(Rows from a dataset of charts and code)
▼▼▼

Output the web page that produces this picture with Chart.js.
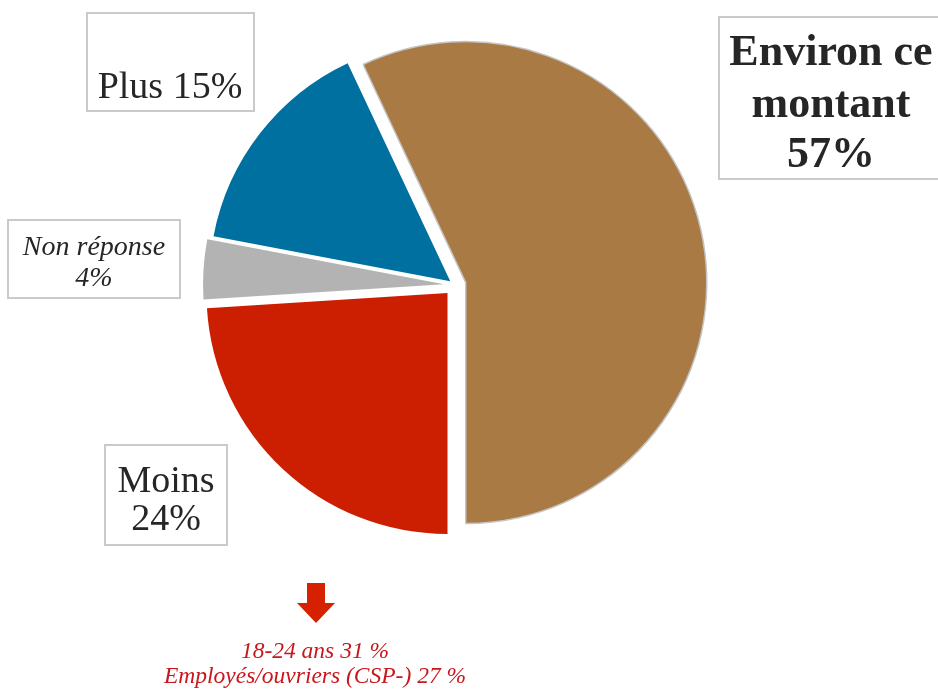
<!DOCTYPE html>
<html lang="fr">
<head>
<meta charset="utf-8">
<title>Camembert</title>
<script src="https://cdn.jsdelivr.net/npm/chart.js@4/dist/chart.umd.min.js"></script>
<style>
  html, body { margin: 0; padding: 0; background: #fff; }
  #wrap { width: 938px; height: 691px; position: relative; }
</style>
</head>
<body>
<div id="wrap"><canvas id="pieChart"></canvas></div>
<script>
// Données (sens horaire, en partant de la part brune)
const categories = ['Environ ce\nmontant', 'Moins', 'Non réponse', 'Plus'];
const values = [57, 24, 4, 15];
const colors = ['#A97A43', '#CC1E00', '#B3B3B3', '#0070A1'];
const noteLines = ['18-24 ans 31 %', 'Employés/ouvriers (CSP-) 27 %'];

// Décalage (éclatement) de chaque part, en pixels
const explode = [11, 11, 11, 6];

// Cadres des étiquettes
const boxes = [
  { x: 719, y: 17, w: 260, h: 162, cx: 831, base: [65, 117, 167], font: 'bold 44px "Liberation Serif"', sameLine: false },
  { x: 105, y: 445, w: 122, h: 100, cx: 166, base: [492, 530], font: '38px "Liberation Serif"', sameLine: false },
  { x: 8, y: 220, w: 172, h: 78, cx: 94, base: [255, 286], font: 'italic 28px "Liberation Serif"', sameLine: false },
  { x: 87, y: 13, w: 167, h: 98, cx: 170, base: [98], font: '38px "Liberation Serif"', sameLine: true }
];

// Éclate les parts à partir des angles calculés par Chart.js
const explodePlugin = {
  id: 'explode',
  beforeDatasetsDraw(chart) {
    const a = chart.chartArea;
    const cx = (a.left + a.right) / 2;
    const cy = (a.top + a.bottom) / 2;
    chart.getDatasetMeta(0).data.forEach((arc, i) => {
      const mid = (arc.startAngle + arc.endAngle) / 2;
      arc.x = cx + Math.cos(mid) * explode[i];
      arc.y = cy + Math.sin(mid) * explode[i];
    });
  }
};

// Étiquettes encadrées, flèche et note
const labelsPlugin = {
  id: 'boxLabels',
  afterDraw(chart) {
    const ctx = chart.ctx;
    ctx.save();
    boxes.forEach((b, i) => {
      ctx.strokeStyle = '#CACACA';
      ctx.lineWidth = 2;
      ctx.strokeRect(b.x, b.y, b.w, b.h);
      const pct = values[i] + '%';
      let lines = categories[i].split('\n');
      if (b.sameLine) lines[lines.length - 1] += ' ' + pct;
      else lines.push(pct);
      ctx.font = b.font;
      ctx.fillStyle = '#262626';
      ctx.textAlign = 'center';
      ctx.textBaseline = 'alphabetic';
      lines.forEach((t, k) => ctx.fillText(t, b.cx, b.base[k]));
    });

    // flèche rouge
    ctx.fillStyle = '#D62100';
    ctx.fillRect(307, 583, 18, 21);
    ctx.beginPath();
    ctx.moveTo(297, 603);
    ctx.lineTo(335, 603);
    ctx.lineTo(316, 623);
    ctx.closePath();
    ctx.fill();

    // note sous la flèche
    ctx.font = 'italic 23.5px "Liberation Serif"';
    ctx.fillStyle = '#C8171C';
    ctx.textAlign = 'center';
    ctx.fillText(noteLines[0], 315, 658);
    ctx.fillText(noteLines[1], 315, 683);
    ctx.restore();
  }
};

const ctx = document.getElementById('pieChart').getContext('2d');
const chart = new Chart(ctx, {
  type: 'pie',
  data: {
    labels: categories,
    datasets: [{
      data: values,
      backgroundColor: colors,
      borderColor: ['#C4C4C4', 'rgba(0,0,0,0)', 'rgba(0,0,0,0)', 'rgba(0,0,0,0)'],
      borderWidth: [1.5, 0, 0, 0]
    }]
  },
  options: {
    responsive: true,
    maintainAspectRatio: false,
    animation: false,
    rotation: -25.2,
    radius: 241,
    layout: { padding: { left: 0, right: 28, top: 0, bottom: 121 } },
    plugins: {
      legend: { display: false },
      tooltip: { enabled: false }
    }
  },
  plugins: [explodePlugin, labelsPlugin]
});
</script>
</body>
</html>
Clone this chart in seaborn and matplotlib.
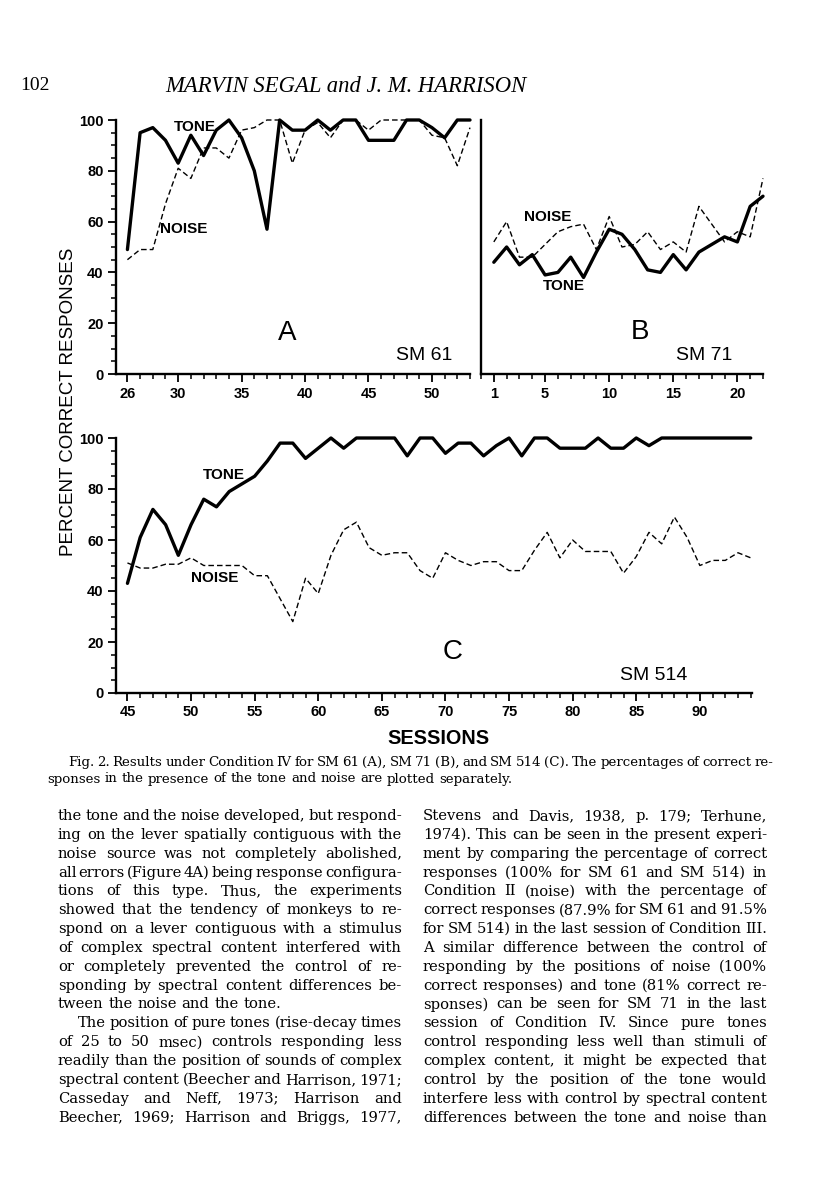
import matplotlib
matplotlib.use("Agg")
import matplotlib.pyplot as plt
from matplotlib.ticker import MultipleLocator, FixedLocator
import seaborn as sns

# Session numbers and percent correct
sessions_a = list(range(26, 54))
tone_a = [49, 95, 97, 92, 83, 94, 86, 96, 100, 93, 80, 57, 100, 96, 96, 100, 96, 100,
          100, 92, 92, 92, 100, 100, 97, 93, 100, 100]
noise_a = [45, 49, 49, 67, 81, 77, 89, 89, 85, 96, 97, 100, 100, 83, 96, 99, 93, 100,
           100, 96, 100, 100, 100, 100, 94, 93, 82, 97]

sessions_b = list(range(1, 23))
tone_b = [44, 50, 43, 47, 39, 40, 46, 38, 48, 57, 55, 49, 41, 40, 47, 41, 48, 51, 54, 52, 66, 70]
noise_b = [52, 60, 46, 46, 51, 56, 58, 59, 49, 62, 50, 51, 56, 49, 52, 48, 66, 59, 52, 56, 54, 77]

sessions_c = list(range(45, 95))
tone_c = [43, 61, 72, 66, 54, 66, 76, 73, 79, 82, 85, 91, 98, 98, 92, 96, 100, 96, 100, 100,
          100, 100, 93, 100, 100, 94, 98, 98, 93, 97, 100, 93, 100, 100, 96, 96, 96, 100, 96, 96,
          100, 97, 100, 100, 100, 100, 100, 100, 100, 100]
noise_c = [51, 49, 49, 50.5, 50.5, 53, 50, 50, 50, 50, 46, 46, 37, 28, 45, 39, 54, 64, 67, 57,
           54, 55, 55, 48, 45, 55, 52, 50, 51.5, 51.5, 48, 48, 56, 63, 53, 60, 55.5, 55.5, 55.5, 47,
           53.5, 63, 58.5, 69, 61, 50, 52, 52, 55, 53]

xticks_a = [26, 30, 35, 40, 45, 50]
xticks_b = [1, 5, 10, 15, 20]
xticks_c = [45, 50, 55, 60, 65, 70, 75, 80, 85, 90]
yticks = [0, 20, 40, 60, 80, 100]

caption = ["Fig. 2. Results under Condition IV for SM 61 (A), SM 71 (B), and SM 514 (C). The percentages of correct re-",
           "sponses in the presence of the tone and noise are plotted separately."]

left_col = [
    "the tone and the noise developed, but respond-",
    "ing on the lever spatially contiguous with the",
    "noise source was not completely abolished,",
    "all errors (Figure 4A) being response configura-",
    "tions of this type. Thus, the experiments",
    "showed that the tendency of monkeys to re-",
    "spond on a lever contiguous with a stimulus",
    "of complex spectral content interfered with",
    "or completely prevented the control of re-",
    "sponding by spectral content differences be-",
    "tween the noise and the tone.",
    "The position of pure tones (rise-decay times",
    "of 25 to 50 msec) controls responding less",
    "readily than the position of sounds of complex",
    "spectral content (Beecher and Harrison, 1971;",
    "Casseday and Neff, 1973; Harrison and",
    "Beecher, 1969; Harrison and Briggs, 1977,",
]
right_col = [
    "Stevens and Davis, 1938, p. 179; Terhune,",
    "1974). This can be seen in the present experi-",
    "ment by comparing the percentage of correct",
    "responses (100% for SM 61 and SM 514) in",
    "Condition II (noise) with the percentage of",
    "correct responses (87.9% for SM 61 and 91.5%",
    "for SM 514) in the last session of Condition III.",
    "A similar difference between the control of",
    "responding by the positions of noise (100%",
    "correct responses) and tone (81% correct re-",
    "sponses) can be seen for SM 71 in the last",
    "session of Condition IV. Since pure tones",
    "control responding less well than stimuli of",
    "complex content, it might be expected that",
    "control by the position of the tone would",
    "interfere less with control by spectral content",
    "differences between the tone and noise than",
]

sns.set_style("ticks")
plt.rcParams["font.family"] = ["Liberation Sans", "DejaVu Sans"]
plt.rcParams["text.color"] = "black"
plt.rcParams["xtick.color"] = "black"
plt.rcParams["ytick.color"] = "black"

W, H = 816, 1200
fig = plt.figure(figsize=(W / 100, H / 100), dpi=100)


def px_axes(l, t, r, b):
    return fig.add_axes([l / W, 1 - b / H, (r - l) / W, (b - t) / H])


def style_axis(ax, xticks, xlim, show_y=True):
    ax.set_xlim(*xlim)
    ax.set_ylim(0, 100)
    sns.despine(ax=ax)
    for s in ["left", "bottom"]:
        ax.spines[s].set_linewidth(1.7)
        ax.spines[s].set_color("black")
    ax.xaxis.set_major_locator(FixedLocator(xticks))
    ax.xaxis.set_minor_locator(MultipleLocator(1))
    ax.tick_params(axis="x", which="major", length=6, width=1.3, pad=3, labelsize=10.5, colors="black")
    ax.tick_params(axis="x", which="minor", length=3.5, width=1.1, colors="black")
    for lab in ax.get_xticklabels():
        lab.set_fontweight("bold")
    if show_y:
        ax.yaxis.set_major_locator(FixedLocator(yticks))
        ax.yaxis.set_minor_locator(MultipleLocator(5))
        ax.tick_params(axis="y", which="major", length=6, width=1.3, pad=3, labelsize=10.5, colors="black")
        ax.tick_params(axis="y", which="minor", length=3.5, width=1.1, colors="black")
        for lab in ax.get_yticklabels():
            lab.set_fontweight("bold")
    else:
        ax.set_yticks([])
    ax.set_xlabel("")
    ax.set_ylabel("")


def draw_series(ax, x, tone, noise):
    sns.lineplot(x=x, y=noise, ax=ax, color="black", linewidth=1.0, linestyle=(0, (4, 2.2)))
    sns.lineplot(x=x, y=tone, ax=ax, color="black", linewidth=2.4)
    for ln in ax.lines:
        ln.set_clip_on(False)


ax_a = px_axes(116, 120, 470, 374)
draw_series(ax_a, sessions_a, tone_a, noise_a)
style_axis(ax_a, xticks_a, (25.1, 53))

ax_b = px_axes(481, 120, 763, 374)
draw_series(ax_b, sessions_b, tone_b, noise_b)
style_axis(ax_b, xticks_b, (0.0, 22), show_y=False)

ax_c = px_axes(116, 438, 752, 693)
draw_series(ax_c, sessions_c, tone_c, noise_c)
style_axis(ax_c, xticks_c, (44.1, 94.1))


def ftext(x, y, s, **kw):
    fig.text(x / W, 1 - y / H, s, ha=kw.pop("ha", "center"), va=kw.pop("va", "center"), **kw)


# panel annotations
lab_kw = dict(fontsize=11, fontweight="bold")
ftext(195, 127, "TONE", **lab_kw)
ftext(184, 229, "NOISE", **lab_kw)
ftext(548, 217, "NOISE", **lab_kw)
ftext(564, 286, "TONE", **lab_kw)
ftext(224, 475, "TONE", **lab_kw)
ftext(215, 578, "NOISE", **lab_kw)
ftext(287, 333, "A", fontsize=20)
ftext(640, 332, "B", fontsize=20)
ftext(453, 652, "C", fontsize=20)
ftext(424, 356, "SM 61", fontsize=14)
ftext(704, 356, "SM 71", fontsize=14)
ftext(654, 675, "SM 514", fontsize=14)
ftext(69, 402, "PERCENT CORRECT RESPONSES", fontsize=13.5, rotation=90)
ftext(438, 738, "SESSIONS", fontsize=14.3, fontweight="bold")

# page header
serif = ["DejaVu Serif"]
ftext(20, 86, "102", ha="left", fontsize=14, family=["Liberation Serif"])
ftext(346, 86, "MARVIN SEGAL and J. M. HARRISON", fontsize=16.3, style="italic",
      family=["Liberation Serif"])

renderer = fig.canvas.get_renderer()


def draw_lines(lines, x0, x1, y0, dy, fontsize, family, justify, indents):
    for i, line in enumerate(lines):
        words = line.split()
        xs = x0 + indents.get(i, 0)
        objs, widths = [], []
        for w in words:
            t = fig.text(0, 0, w, fontsize=fontsize, family=family, ha="left", va="baseline")
            widths.append(t.get_window_extent(renderer).width)
            objs.append(t)
        sp = fig.text(0, 0, "a b", fontsize=fontsize, family=family)
        sp2 = fig.text(0, 0, "ab", fontsize=fontsize, family=family)
        space = sp.get_window_extent(renderer).width - sp2.get_window_extent(renderer).width
        sp.remove()
        sp2.remove()
        if justify[i] and len(words) > 1:
            gap = (x1 - xs - sum(widths)) / (len(words) - 1)
        else:
            gap = space
        x = xs
        y = y0 + i * dy
        for t, wdt in zip(objs, widths):
            t.set_position((x / W, 1 - y / H))
            x += wdt + gap


cap_fs = 9.6
draw_lines(caption, 47, 773, 766, 16.5, cap_fs, serif, [True, False], {0: 21})

body_fs = 10.6
just_left = [True] * len(left_col)
just_left[10] = False
draw_lines(left_col, 58, 402, 820, 18.85, body_fs, serif, just_left, {11: 20})
draw_lines(right_col, 423, 767, 820, 18.85, body_fs, serif, [True] * len(right_col), {})

fig.savefig("out.png", dpi=100)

▲▲▲

TASK TO COMPLETE
Set the lines above down again, word for word, from the first through the one containing "const explode = [11, 11, 11, 6];"; pictures excluded.

ANSWER IN FULL
Output the web page that produces this picture with Chart.js.
<!DOCTYPE html>
<html lang="fr">
<head>
<meta charset="utf-8">
<title>Camembert</title>
<script src="https://cdn.jsdelivr.net/npm/chart.js@4/dist/chart.umd.min.js"></script>
<style>
  html, body { margin: 0; padding: 0; background: #fff; }
  #wrap { width: 938px; height: 691px; position: relative; }
</style>
</head>
<body>
<div id="wrap"><canvas id="pieChart"></canvas></div>
<script>
// Données (sens horaire, en partant de la part brune)
const categories = ['Environ ce\nmontant', 'Moins', 'Non réponse', 'Plus'];
const values = [57, 24, 4, 15];
const colors = ['#A97A43', '#CC1E00', '#B3B3B3', '#0070A1'];
const noteLines = ['18-24 ans 31 %', 'Employés/ouvriers (CSP-) 27 %'];

// Décalage (éclatement) de chaque part, en pixels
const explode = [11, 11, 11, 6];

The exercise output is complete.